When I was a boy and throughout the early years of my own pastoral ministry career, Sunday church consisted of Sunday School classes for all ages, followed by a one hour conventional church worship service containing three hymns, beginning, middle and end, a prayer, an offering, a sermon. The sermon and the spoken Word were paramount in evangelical churches. That was it. Within evangelicalism, this model was a departure from liturgical ceremonial worship in mainline churches. Why did we do it that way?
Twenty-five years ago a contemporary worship wave began in charismatic circles and swept most evangelical churches. A team of worship leaders with guitars and drums occupied platforms and led standing congregations of worshippers in singing praise choruses for 20-30 minutes.
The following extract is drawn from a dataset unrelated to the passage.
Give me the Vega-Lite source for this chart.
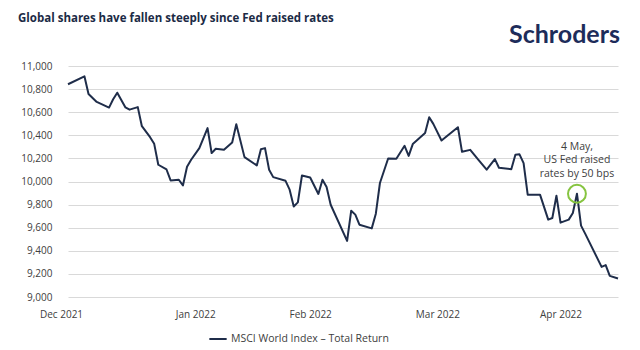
{
  "$schema": "https://vega.github.io/schema/vega-lite/v6.json",
  "width": 550,
  "height": 231,
  "autosize": "none",
  "padding": {"left": 68, "top": 66, "right": 22, "bottom": 53},
  "background": "#ffffff",
  "title": {
    "text": "Global shares have fallen steeply since Fed raised rates",
    "anchor": "start",
    "frame": "group",
    "dx": -50,
    "dy": 22,
    "offset": 12,
    "baseline": "alphabetic",
    "font": "Open Sans",
    "fontSize": 11.5,
    "fontWeight": "bold",
    "color": "#1b2a45"
  },
  "config": {"view": {"stroke": null}, "font": "Open Sans"},
  "encoding": {
    "x": {
      "field": "date",
      "type": "temporal",
      "scale": {"type": "utc", "domain": [{"year": 2021, "month": 12, "date": 31, "utc": true}, {"year": 2022, "month": 5, "date": 14, "utc": true}]},
      "axis": {
        "values": [
          {"year": 2021, "month": 12, "date": 31, "utc": true},
          {"year": 2022, "month": 1, "date": 31, "utc": true},
          {"year": 2022, "month": 2, "date": 28, "utc": true},
          {"year": 2022, "month": 3, "date": 31, "utc": true},
          {"year": 2022, "month": 4, "date": 30, "utc": true}
        ],
        "labelExpr": "utcFormat(datum.value, '%b %Y')",
        "grid": false,
        "domain": false,
        "ticks": false,
        "labelPadding": 12,
        "labelFlush": false,
        "labelOverlap": false,
        "labelOffset": {"condition": {"test": "utcmonth(datum.value) === 11", "value": -7}, "value": 0},
        "labelFont": "Open Sans",
        "labelFontSize": 10,
        "labelColor": "#404040",
        "title": null
      }
    },
    "y": {
      "field": "value",
      "type": "quantitative",
      "scale": {"domain": [9000, 11000], "nice": false, "zero": false},
      "axis": {
        "values": [9000, 9200, 9400, 9600, 9800, 10000, 10200, 10400, 10600, 10800, 11000],
        "tickCount": 11,
        "format": ",d",
        "grid": true,
        "gridColor": "#d9d9d9",
        "gridWidth": 1,
        "domain": false,
        "ticks": false,
        "labelOverlap": false,
        "labelBound": false,
        "labelPadding": 16,
        "labelFont": "Open Sans",
        "labelFontSize": 10,
        "labelColor": "#404040",
        "title": null
      }
    }
  },
  "layer": [
    {
      "data": {"values": [
        {"date": "2021-12-31", "value": 10842},
        {"date": "2022-01-04", "value": 10911},
        {"date": "2022-01-05", "value": 10758},
        {"date": "2022-01-07", "value": 10689},
        {"date": "2022-01-10", "value": 10640},
        {"date": "2022-01-11", "value": 10712},
        {"date": "2022-01-12", "value": 10769},
        {"date": "2022-01-14", "value": 10641},
        {"date": "2022-01-15", "value": 10622},
        {"date": "2022-01-17", "value": 10644},
        {"date": "2022-01-18", "value": 10479},
        {"date": "2022-01-20", "value": 10384},
        {"date": "2022-01-21", "value": 10326},
        {"date": "2022-01-22", "value": 10145},
        {"date": "2022-01-24", "value": 10104},
        {"date": "2022-01-25", "value": 10009},
        {"date": "2022-01-27", "value": 10015},
        {"date": "2022-01-28", "value": 9966},
        {"date": "2022-01-29", "value": 10127},
        {"date": "2022-01-30", "value": 10188},
        {"date": "2022-02-01", "value": 10289},
        {"date": "2022-02-03", "value": 10462},
        {"date": "2022-02-04", "value": 10246},
        {"date": "2022-02-05", "value": 10283},
        {"date": "2022-02-07", "value": 10274},
        {"date": "2022-02-09", "value": 10337},
        {"date": "2022-02-10", "value": 10496},
        {"date": "2022-02-12", "value": 10211},
        {"date": "2022-02-15", "value": 10139},
        {"date": "2022-02-16", "value": 10280},
        {"date": "2022-02-17", "value": 10289},
        {"date": "2022-02-18", "value": 10102},
        {"date": "2022-02-19", "value": 10038},
        {"date": "2022-02-22", "value": 10006},
        {"date": "2022-02-23", "value": 9929},
        {"date": "2022-02-24", "value": 9784},
        {"date": "2022-02-25", "value": 9819},
        {"date": "2022-02-26", "value": 10052},
        {"date": "2022-02-28", "value": 10035},
        {"date": "2022-03-02", "value": 9892},
        {"date": "2022-03-03", "value": 10015},
        {"date": "2022-03-04", "value": 9952},
        {"date": "2022-03-05", "value": 9799},
        {"date": "2022-03-09", "value": 9486},
        {"date": "2022-03-10", "value": 9747},
        {"date": "2022-03-11", "value": 9713},
        {"date": "2022-03-12", "value": 9626},
        {"date": "2022-03-15", "value": 9594},
        {"date": "2022-03-16", "value": 9721},
        {"date": "2022-03-17", "value": 9987},
        {"date": "2022-03-19", "value": 10199},
        {"date": "2022-03-21", "value": 10197},
        {"date": "2022-03-23", "value": 10309},
        {"date": "2022-03-24", "value": 10222},
        {"date": "2022-03-25", "value": 10324},
        {"date": "2022-03-28", "value": 10419},
        {"date": "2022-03-29", "value": 10557},
        {"date": "2022-03-30", "value": 10499},
        {"date": "2022-04-01", "value": 10355},
        {"date": "2022-04-05", "value": 10470},
        {"date": "2022-04-06", "value": 10257},
        {"date": "2022-04-08", "value": 10274},
        {"date": "2022-04-10", "value": 10188},
        {"date": "2022-04-12", "value": 10102},
        {"date": "2022-04-14", "value": 10194},
        {"date": "2022-04-15", "value": 10119},
        {"date": "2022-04-18", "value": 10106},
        {"date": "2022-04-19", "value": 10231},
        {"date": "2022-04-20", "value": 10235},
        {"date": "2022-04-21", "value": 10159},
        {"date": "2022-04-22", "value": 9886},
        {"date": "2022-04-25", "value": 9886},
        {"date": "2022-04-27", "value": 9670},
        {"date": "2022-04-28", "value": 9684},
        {"date": "2022-04-29", "value": 9877},
        {"date": "2022-04-30", "value": 9644},
        {"date": "2022-05-02", "value": 9670},
        {"date": "2022-05-03", "value": 9727},
        {"date": "2022-05-04", "value": 9894},
        {"date": "2022-05-05", "value": 9618},
        {"date": "2022-05-06", "value": 9549},
        {"date": "2022-05-10", "value": 9261},
        {"date": "2022-05-11", "value": 9276},
        {"date": "2022-05-12", "value": 9183},
        {"date": "2022-05-14", "value": 9160}
      ]},
      "mark": {"type": "line", "strokeWidth": 2, "strokeJoin": "round"},
      "encoding": {
        "color": {
          "datum": "MSCI World Index – Total Return",
          "scale": {"range": ["#1f2d4a"]},
          "legend": {
            "orient": "none",
            "legendX": 140,
            "legendY": 263,
            "direction": "horizontal",
            "title": null,
            "symbolType": "stroke",
            "symbolStrokeWidth": 2,
            "symbolSize": 300,
            "labelFont": "Open Sans",
            "labelFontSize": 10.5,
            "labelColor": "#404040",
            "labelOffset": 3
          }
        }
      }
    },
    {
      "data": {"values": [{"date": "2022-05-04", "value": 9894, "note": ["4 May,", "US Fed raised", "rates by 50 bps"]}]},
      "mark": {"type": "point", "shape": "circle", "filled": false, "size": 320, "stroke": "#86c440", "strokeWidth": 2, "opacity": 1},
      "encoding": {}
    },
    {
      "data": {"values": [{"date": "2022-05-04", "value": 9894, "note": ["4 May,", "US Fed raised", "rates by 50 bps"]}]},
      "mark": {"type": "text", "align": "center", "baseline": "bottom", "dy": -42, "lineHeight": 13.5, "font": "Open Sans", "fontSize": 10.5, "color": "#404040"},
      "encoding": {
        "text": {"field": "note", "type": "nominal"}
      }
    },
    {
      "data": {"values": [{"date": "2022-05-14", "value": 11000, "brand": "Schroders"}]},
      "mark": {"type": "text", "align": "right", "baseline": "alphabetic", "dx": 2, "dy": -23, "font": "Lato", "fontSize": 25, "fontWeight": "bold", "color": "#1d2c5a"},
      "encoding": {
        "text": {"field": "brand", "type": "nominal"}
      }
    }
  ]
}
This gave the congregation greater expressive involvement modelled by music forms they listened to every day. Why do we do it that way, still?
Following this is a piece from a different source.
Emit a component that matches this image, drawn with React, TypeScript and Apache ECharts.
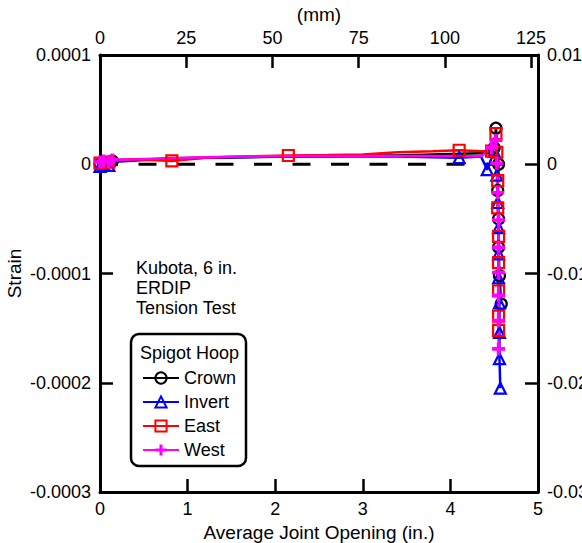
import React, { useEffect, useRef } from "react";
import * as echarts from "echarts";

// Strain values are given in microstrain (x 1e-6)
const crownX = [0, 0.04, 0.1, 0.14, 0.4, 0.82, 1.2, 1.6, 2.15, 2.6, 3.0, 3.4, 3.8, 4.1, 4.35, 4.47, 4.5, 4.52, 4.55, 4.54, 4.55, 4.55, 4.56, 4.58];
const crownY = [0, 2, 1, 3, 4, 5.5, 6, 6.5, 7, 7.5, 8, 8, 9, 9.5, 10, 10, 15, 33, 0, -24, -50, -76, -102, -128];
const crownMarks = [0, 1, 3, 16, 17, 18, 19, 20, 21, 22, 23];

const invertX = [0, 0.04, 0.1, 0.14, 0.4, 0.82, 1.2, 1.6, 2.15, 2.6, 3.0, 3.4, 3.8, 4.1, 4.35, 4.42, 4.5, 4.53, 4.54, 4.55, 4.55, 4.55, 4.56, 4.56, 4.56, 4.57];
const invertY = [-2, 0, -1, 2, 3.5, 5, 6, 6.5, 7, 7, 7, 7, 6.5, 6, 7, -5, 12, -10, -35, -58, -82, -104, -127, -154, -178, -205];
const invertMarks = [0, 1, 2, 13, 15, 16, 17, 18, 19, 20, 21, 22, 23, 24, 25];

const eastX = [0, 0.04, 0.1, 0.14, 0.4, 0.82, 1.2, 1.6, 2.15, 2.6, 3.0, 3.4, 3.8, 4.1, 4.35, 4.47, 4.52, 4.53, 4.54, 4.54, 4.55, 4.55, 4.55, 4.55, 4.55];
const eastY = [1, 3, 2, 4, 4.5, 3, 6, 7, 8, 8.5, 9, 11, 12, 12.8, 12, 12, 28, 11, -15, -40, -66, -90, -116, -139, -152];
const eastMarks = [0, 2, 5, 8, 13, 15, 16, 17, 18, 19, 20, 21, 22, 23, 24];

const westX = [0, 0.04, 0.1, 0.14, 0.4, 0.82, 1.2, 1.6, 2.15, 2.6, 3.0, 3.4, 3.8, 4.1, 4.35, 4.47, 4.52, 4.53, 4.54, 4.55, 4.55, 4.55, 4.55, 4.55, 4.55];
const westY = [2, 3, 2, 4, 4.5, 5.5, 6.5, 7, 7.5, 7.5, 7.5, 7.5, 7.5, 7.5, 7, 15, 22, 1, -26, -51, -76, -99, -120, -143, -169];
const westMarks = [0, 1, 2, 3, 15, 16, 17, 18, 19, 20, 21, 22, 23, 24];

const zeroX = [0, 4.62];
const zeroY = [0, 0];

const seriesNames = ["Crown", "Invert", "East", "West"];
const bottomTicks = { min: 0, max: 5, interval: 1 };
const topTicks = { min: 0, max: 127, interval: 25 };
const leftTicks = { min: -300, max: 100, interval: 100 };
const rightTicks = { min: -3, max: 1, interval: 1 };

const FONT = "'Liberation Sans', Arial, sans-serif";
const FS = 18;
const NFS = 19;

function build(xs: number[], ys: number[], marks: number[]) {
  return xs.map((x, i) =>
    marks.includes(i) ? { value: [x, ys[i]] } : { value: [x, ys[i]], symbol: "none" }
  );
}

const axisLine = { show: true, onZero: false, lineStyle: { color: "#000", width: 3 } };
const axisTick = { show: true, inside: true, length: 13, lineStyle: { color: "#000", width: 2.5 } };
const label = { color: "#000", fontSize: FS, fontFamily: FONT };
const nameStyle = { color: "#000", fontSize: NFS, fontFamily: FONT };

export default function App() {
  const ref = useRef<HTMLDivElement>(null);
  useEffect(() => {
    if (!ref.current) return;
    const chart = echarts.init(ref.current, null, { renderer: "svg" });
    const lineSeries = (
      name: string,
      color: string,
      xs: number[],
      ys: number[],
      marks: number[],
      symbol: string,
      size: number,
      filled: boolean
    ) => ({
      name,
      type: "line",
      xAxisIndex: 0,
      yAxisIndex: 0,
      data: build(xs, ys, marks),
      showSymbol: true,
      showAllSymbol: true,
      symbol,
      symbolSize: size,
      lineStyle: { color, width: 2.5 },
      itemStyle: filled
        ? { color, borderWidth: 0 }
        : { color: "rgba(0,0,0,0)", borderColor: color, borderWidth: 2.2 },
      z: 3,
    });
    chart.setOption({
      animation: false,
      backgroundColor: "#fff",
      textStyle: { fontFamily: FONT },
      grid: {
        left: 100,
        right: 44,
        top: 55,
        bottom: 51,
        containLabel: false,
        outerBoundsMode: "none",
      },
      xAxis: [
        {
          type: "value",
          position: "bottom",
          ...bottomTicks,
          axisLine,
          axisTick,
          splitLine: { show: false },
          axisLabel: { ...label, margin: 8 },
          name: "Average Joint Opening (in.)",
          nameLocation: "middle",
          nameGap: 31,
          nameMoveOverlap: false,
          nameTextStyle: nameStyle,
        },
        {
          type: "value",
          position: "top",
          ...topTicks,
          axisLine,
          axisTick,
          splitLine: { show: false },
          axisLabel: { ...label, margin: 8, showMaxLabel: false },
          name: "(mm)",
          nameLocation: "middle",
          nameGap: 31,
          nameMoveOverlap: false,
          nameTextStyle: nameStyle,
        },
      ],
      yAxis: [
        {
          type: "value",
          position: "left",
          ...leftTicks,
          axisLine,
          axisTick,
          splitLine: { show: false },
          axisLabel: {
            ...label,
            margin: 9,
            formatter: (v: number) => (v === 0 ? "0" : (v / 1e6).toFixed(4)),
          },
          name: "Strain",
          nameLocation: "middle",
          nameGap: 76,
          nameMoveOverlap: false,
          nameTextStyle: nameStyle,
        },
        {
          type: "value",
          position: "right",
          ...rightTicks,
          axisLine,
          axisTick,
          splitLine: { show: false },
          axisLabel: {
            ...label,
            margin: 9,
            formatter: (v: number) => (v === 0 ? "0" : (v / 100).toFixed(2)),
          },
        },
      ],
      legend: {
        data: seriesNames,
        orient: "vertical",
        left: 137,
        top: 364,
        itemWidth: 36,
        itemHeight: 14,
        itemGap: 6,
        textStyle: { color: "#000", fontSize: FS, fontFamily: FONT },
      },
      graphic: [
        {
          type: "rect",
          shape: { x: 131, y: 334, width: 115, height: 132, r: 8 },
          style: { fill: "none", stroke: "#000", lineWidth: 2.5 },
          z: 10,
        },
        {
          type: "text",
          x: 140,
          y: 353,
          style: {
            text: "Spigot Hoop",
            fill: "#000",
            font: `${FS}px ${FONT}`,
            textVerticalAlign: "middle",
          },
          z: 10,
        },
        {
          type: "text",
          x: 136,
          y: 258,
          style: {
            text: "Kubota, 6 in.\nERDIP\nTension Test",
            fill: "#000",
            font: `${FS}px ${FONT}`,
            lineHeight: 20,
          },
          z: 10,
        },
      ],
      series: [
        {
          name: "zero",
          type: "line",
          data: zeroX.map((x, i) => [x, zeroY[i]]),
          symbol: "none",
          lineStyle: { color: "#000", width: 3, type: [18, 20.5] },
          z: 2,
          silent: true,
        },
        lineSeries("Crown", "#000000", crownX, crownY, crownMarks, "circle", 11, false),
        lineSeries("Invert", "#0000ff", invertX, invertY, invertMarks, "triangle", 11, false),
        lineSeries("East", "#ff0000", eastX, eastY, eastMarks, "rect", 11, false),
        lineSeries(
          "West",
          "#ff00ff",
          westX,
          westY,
          westMarks,
          "path://M4,0H7V4H11V7H7V11H4V7H0V4H4Z",
          13,
          true
        ),
      ],
    });
    return () => chart.dispose();
  }, []);
  return (
    <div
      ref={ref}
      style={{ position: "fixed", left: 0, top: 0, width: 582, height: 543, background: "#fff" }}
    />
  );
}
Some believers ask this question because for them, personally, some aspect of worship is absent, reverence, solemnity, awe, or earnestness. They must name it. Their souls long for something perhaps approximate and unmet. Finally they leave church.
They begin to think that maybe they should go back to the future.
Going back far enough takes us into the presence of Christ sitting with his disciples. He spoke about church to them. Examination reveals that church as he envisioned it was enormous and in practice it was modest, simple. Church would be an applicable term to embrace countless disciples throughout the world in every generation until the end of time. Church would meet in homes, caves, forests, prisons, refugee camps, schools, and buildings constructed by Christians specifically for their gatherings. Wherever they met they invoked the presence of God, were filled with the Spirit of God, praised the Lord Jesus Christ with muted or exuberant voices depending on circumstances, and then went forth to live by faith and to give a reason for their belief to everyone who asked them.
Maybe we should go back to the future. The trip back could become our future. Maybe it should be the future that we seek. Maybe the Church needs nothing more than to be filled with the Spirit and satisfied with Christ.